### Given request:
Pictures stay out. Extract the lines below from the first one through the line with "bars = ax.barh(positions, valeurs, height=0.425, color=couleurs)", both included.
START Source data
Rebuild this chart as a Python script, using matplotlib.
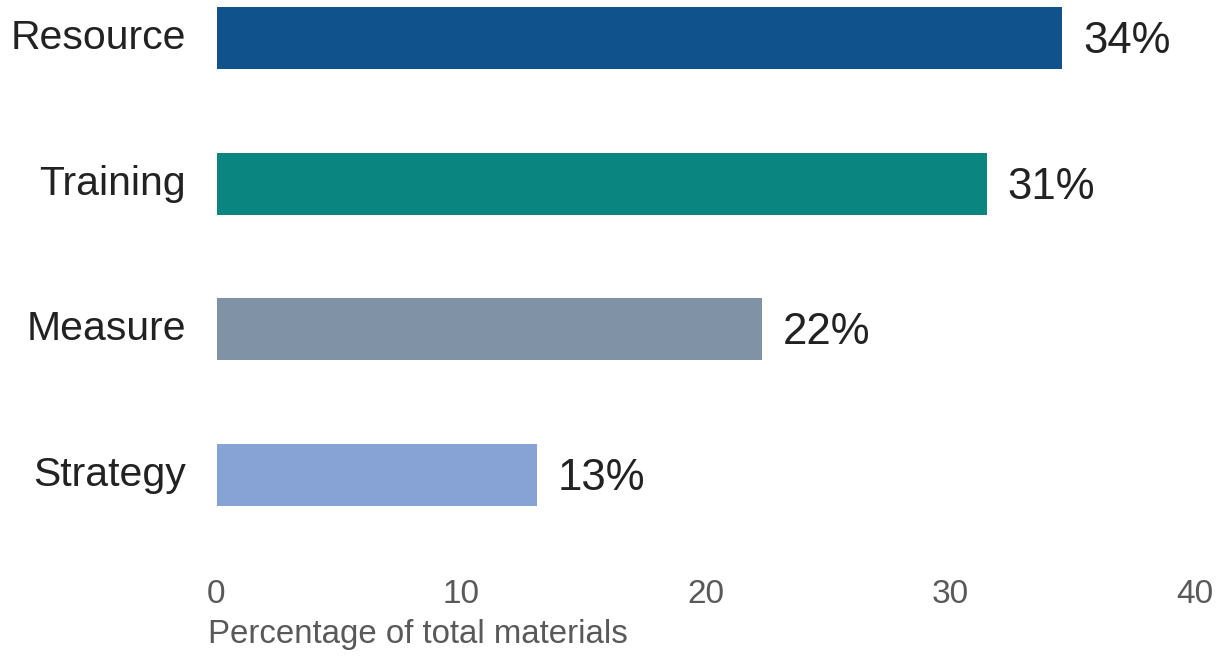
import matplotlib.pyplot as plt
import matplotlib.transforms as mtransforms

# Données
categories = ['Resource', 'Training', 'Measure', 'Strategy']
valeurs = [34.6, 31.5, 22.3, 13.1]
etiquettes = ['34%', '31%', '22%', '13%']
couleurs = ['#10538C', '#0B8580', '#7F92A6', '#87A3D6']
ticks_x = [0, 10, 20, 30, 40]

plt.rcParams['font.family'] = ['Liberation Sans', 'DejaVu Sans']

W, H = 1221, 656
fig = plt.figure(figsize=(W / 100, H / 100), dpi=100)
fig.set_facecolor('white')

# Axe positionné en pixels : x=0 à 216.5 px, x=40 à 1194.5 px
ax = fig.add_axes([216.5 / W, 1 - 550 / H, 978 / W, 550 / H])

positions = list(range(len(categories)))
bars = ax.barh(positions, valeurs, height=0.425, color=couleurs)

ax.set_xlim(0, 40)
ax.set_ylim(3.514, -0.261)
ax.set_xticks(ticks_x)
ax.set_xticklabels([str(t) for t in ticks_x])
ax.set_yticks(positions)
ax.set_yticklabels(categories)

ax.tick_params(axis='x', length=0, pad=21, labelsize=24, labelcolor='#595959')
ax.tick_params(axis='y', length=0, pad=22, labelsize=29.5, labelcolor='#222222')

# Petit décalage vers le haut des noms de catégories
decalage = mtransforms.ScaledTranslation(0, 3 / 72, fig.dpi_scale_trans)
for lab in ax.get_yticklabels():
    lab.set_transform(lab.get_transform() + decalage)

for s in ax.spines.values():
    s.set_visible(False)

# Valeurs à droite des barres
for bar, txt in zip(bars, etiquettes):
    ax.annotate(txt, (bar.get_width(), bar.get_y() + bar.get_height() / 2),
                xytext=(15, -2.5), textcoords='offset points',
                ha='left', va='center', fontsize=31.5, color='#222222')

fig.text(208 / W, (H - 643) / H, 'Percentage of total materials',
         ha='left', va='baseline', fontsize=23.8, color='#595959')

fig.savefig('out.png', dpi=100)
END Source data
### Written reply:
Rebuild this chart as a Python script, using matplotlib.
import matplotlib.pyplot as plt
import matplotlib.transforms as mtransforms

# Données
categories = ['Resource', 'Training', 'Measure', 'Strategy']
valeurs = [34.6, 31.5, 22.3, 13.1]
etiquettes = ['34%', '31%', '22%', '13%']
couleurs = ['#10538C', '#0B8580', '#7F92A6', '#87A3D6']
ticks_x = [0, 10, 20, 30, 40]

plt.rcParams['font.family'] = ['Liberation Sans', 'DejaVu Sans']

W, H = 1221, 656
fig = plt.figure(figsize=(W / 100, H / 100), dpi=100)
fig.set_facecolor('white')

# Axe positionné en pixels : x=0 à 216.5 px, x=40 à 1194.5 px
ax = fig.add_axes([216.5 / W, 1 - 550 / H, 978 / W, 550 / H])

positions = list(range(len(categories)))
bars = ax.barh(positions, valeurs, height=0.425, color=couleurs)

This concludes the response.